Nur wenige Meter weiter, an der Brücke zum Cinecitta, ist die Gruppe schon in Thüringen angelangt: Es gibt Bratapfel mit Blutwurst, Röstzwiebeln und Kartoffelstampf. «Ein Rezept meiner Oma,» verrät Kochazubi Christian Thieme, der aus Erfurt stammt. Später führt der Weg noch nach Sachsen (Quarkkeulchen mit Apfelmus und Zimt) und Hamburg (Fischbällchen mit Rote Beete-Dip und Kartoffelsalat).

Die kleinen Leckereien haben die angehenden Köche und Restaurantfachleute in Eigenregie vorbereitet und in Wärmeboxen zu den vier Stationen gebracht. Einmal im Monat organisieren die Azubis von Gasthof Pillhofer und Zeit & Raum unter dem Titel «Punk Cuisine» einen Themenabend. «Wir kümmern uns um alles – vom Einkauf der Dekoration über die Menü-Zusammenstellung, bis zum Service und den Cocktails», sagt Manuel Kehrer.

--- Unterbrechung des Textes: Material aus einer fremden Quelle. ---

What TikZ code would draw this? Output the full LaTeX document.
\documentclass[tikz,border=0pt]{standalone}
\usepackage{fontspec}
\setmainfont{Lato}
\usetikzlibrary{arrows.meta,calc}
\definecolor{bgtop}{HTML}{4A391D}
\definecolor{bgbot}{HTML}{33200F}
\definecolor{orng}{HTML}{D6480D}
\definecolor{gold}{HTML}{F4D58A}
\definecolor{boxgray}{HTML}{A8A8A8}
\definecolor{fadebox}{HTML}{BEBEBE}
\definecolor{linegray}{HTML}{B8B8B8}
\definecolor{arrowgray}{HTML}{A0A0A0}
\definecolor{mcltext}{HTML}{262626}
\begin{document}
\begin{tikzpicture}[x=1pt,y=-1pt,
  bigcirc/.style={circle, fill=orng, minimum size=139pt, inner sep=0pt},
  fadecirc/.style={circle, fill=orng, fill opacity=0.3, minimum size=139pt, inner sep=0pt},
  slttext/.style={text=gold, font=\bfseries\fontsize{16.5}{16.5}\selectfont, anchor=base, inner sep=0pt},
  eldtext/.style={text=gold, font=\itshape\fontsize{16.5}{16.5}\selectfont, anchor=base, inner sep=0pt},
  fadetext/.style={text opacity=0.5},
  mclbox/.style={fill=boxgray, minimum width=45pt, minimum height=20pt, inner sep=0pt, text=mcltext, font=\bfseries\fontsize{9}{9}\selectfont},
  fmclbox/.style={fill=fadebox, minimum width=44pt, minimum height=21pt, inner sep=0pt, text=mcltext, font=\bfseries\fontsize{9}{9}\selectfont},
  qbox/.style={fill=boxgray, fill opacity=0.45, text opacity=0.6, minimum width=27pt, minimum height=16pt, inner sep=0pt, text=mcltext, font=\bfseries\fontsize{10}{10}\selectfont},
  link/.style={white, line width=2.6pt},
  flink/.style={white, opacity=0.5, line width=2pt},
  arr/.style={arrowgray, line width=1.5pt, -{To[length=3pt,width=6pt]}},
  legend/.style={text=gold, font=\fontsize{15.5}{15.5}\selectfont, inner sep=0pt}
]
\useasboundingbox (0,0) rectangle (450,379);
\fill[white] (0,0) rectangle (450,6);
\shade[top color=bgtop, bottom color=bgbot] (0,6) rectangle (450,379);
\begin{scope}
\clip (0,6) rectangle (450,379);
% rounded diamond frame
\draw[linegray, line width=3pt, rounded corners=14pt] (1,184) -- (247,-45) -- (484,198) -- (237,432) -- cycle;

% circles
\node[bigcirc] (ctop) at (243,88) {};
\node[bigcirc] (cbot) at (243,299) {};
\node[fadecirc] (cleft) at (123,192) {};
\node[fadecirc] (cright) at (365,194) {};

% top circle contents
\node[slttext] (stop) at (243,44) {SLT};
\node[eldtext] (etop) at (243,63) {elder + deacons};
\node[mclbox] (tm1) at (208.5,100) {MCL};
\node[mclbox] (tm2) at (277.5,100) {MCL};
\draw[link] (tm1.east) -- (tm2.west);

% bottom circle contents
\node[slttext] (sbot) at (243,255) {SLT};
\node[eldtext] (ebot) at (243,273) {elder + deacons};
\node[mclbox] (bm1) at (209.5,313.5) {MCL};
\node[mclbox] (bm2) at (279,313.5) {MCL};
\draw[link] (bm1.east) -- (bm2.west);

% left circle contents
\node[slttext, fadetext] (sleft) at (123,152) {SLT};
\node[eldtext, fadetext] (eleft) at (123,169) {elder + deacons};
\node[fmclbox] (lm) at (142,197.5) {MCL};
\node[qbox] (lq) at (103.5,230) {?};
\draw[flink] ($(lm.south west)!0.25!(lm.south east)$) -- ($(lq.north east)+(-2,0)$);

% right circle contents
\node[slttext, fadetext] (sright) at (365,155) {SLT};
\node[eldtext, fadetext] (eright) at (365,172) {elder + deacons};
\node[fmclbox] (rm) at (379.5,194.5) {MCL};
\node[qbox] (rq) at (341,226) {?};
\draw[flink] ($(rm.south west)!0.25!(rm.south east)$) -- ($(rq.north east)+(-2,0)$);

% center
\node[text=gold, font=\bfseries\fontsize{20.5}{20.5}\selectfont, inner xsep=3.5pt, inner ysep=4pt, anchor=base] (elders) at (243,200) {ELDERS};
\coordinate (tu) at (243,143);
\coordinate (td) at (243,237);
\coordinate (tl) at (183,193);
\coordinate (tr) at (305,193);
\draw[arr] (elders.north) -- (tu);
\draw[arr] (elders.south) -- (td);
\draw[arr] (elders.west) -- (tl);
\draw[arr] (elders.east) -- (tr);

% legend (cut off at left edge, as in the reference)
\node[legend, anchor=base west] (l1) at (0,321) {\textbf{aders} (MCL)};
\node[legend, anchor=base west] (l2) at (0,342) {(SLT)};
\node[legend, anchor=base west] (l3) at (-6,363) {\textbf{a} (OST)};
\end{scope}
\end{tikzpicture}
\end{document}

Und natürlich suchen sie sich immer Herausforderungen – etwa Flambieren am Tisch oder ein besonders raffiniertes Rezept.

Während ein Teil der Azubis das Geschirr dezent abräumt und die Wärmeboxen fast unbemerkt wegträgt, motiviert El Mago Masin die Kohlfahrer zu gemeinsamen Gesangseinlagen. Mit einer kleinen Tanz- und Gesangsperformance wärmt sich die Gruppe am Bauhof für die letzte Etappe auf. Nach rund zwei Stunden erreichen die Teilnehmer das Königstor. Bevor es an die Kohltöpfe im Gasthof Pillhofer geht, werden noch Meister in typisch norddeutschen Spielen ermittelt: im Teebeutel-Weitwurf zum Beispiel.

Gesundes Gemüse mit ziemlich fetten Würsten

Eine ganze Schachtel Teebeutel landet nach und nach im frischen Schnee. Einige erfahrene Kohlfahrer zeigen Techniken für einen möglichst weiten Wurf. Derweil arbeiten die Azubis im ersten Stock des Gasthauses in der Königstraße auf Hochtouren: Verschiedene Biere werden gezapft, Kartoffeln, Grünkohl, Würste und gekochter Schweinebauch auf großen Platten angerichtet. Der massive Holztisch ist mit Wurzelgemüse, Zwiebeln und Kerzenleuchtern dekoriert.

Sobald alle Gäste sitzen, tragen die angehenden Restaurantfachleute auf. «Sehr lecker, sehr deftig, genau das Richtige bei der Kälte,» findet ein Franke, der über Freunde aus Niedersachsen und Schleswig-Holstein Gefallen an dem norddeutschen Traditionsgericht gefunden hat.

Die dunkelgrünen, krausen Blätter haben einen herb-süßen Geschmack und sind sehr gesund, weiß einer der Azubis: Fast so viel Vitamin C wie in Paprika und viele Mineralstoffe seien im Grünkohl enthalten. Weniger Lob dürfte die herzhafte Fleischeinlage bei Ernährungsexperten einheimsen. Grützwürste, gekochter Schweinebauch und Pinkelwurst sind fett – aber sehr schmackhaft. Koch Dami importiert die Würste direkt aus seiner Heimat Bremerhaven. Im Pillhofer haben die Gäste ihren Hunger gestillt. Zeit für eine Showeinlage: Mit sicheren Handbewegungen flambieren die Azubis Crêpe Suzette – eine Premiere: «Wir haben das noch nie gemacht und gerade erst die Anleitung gelesen», verrät Jasmin Zettel.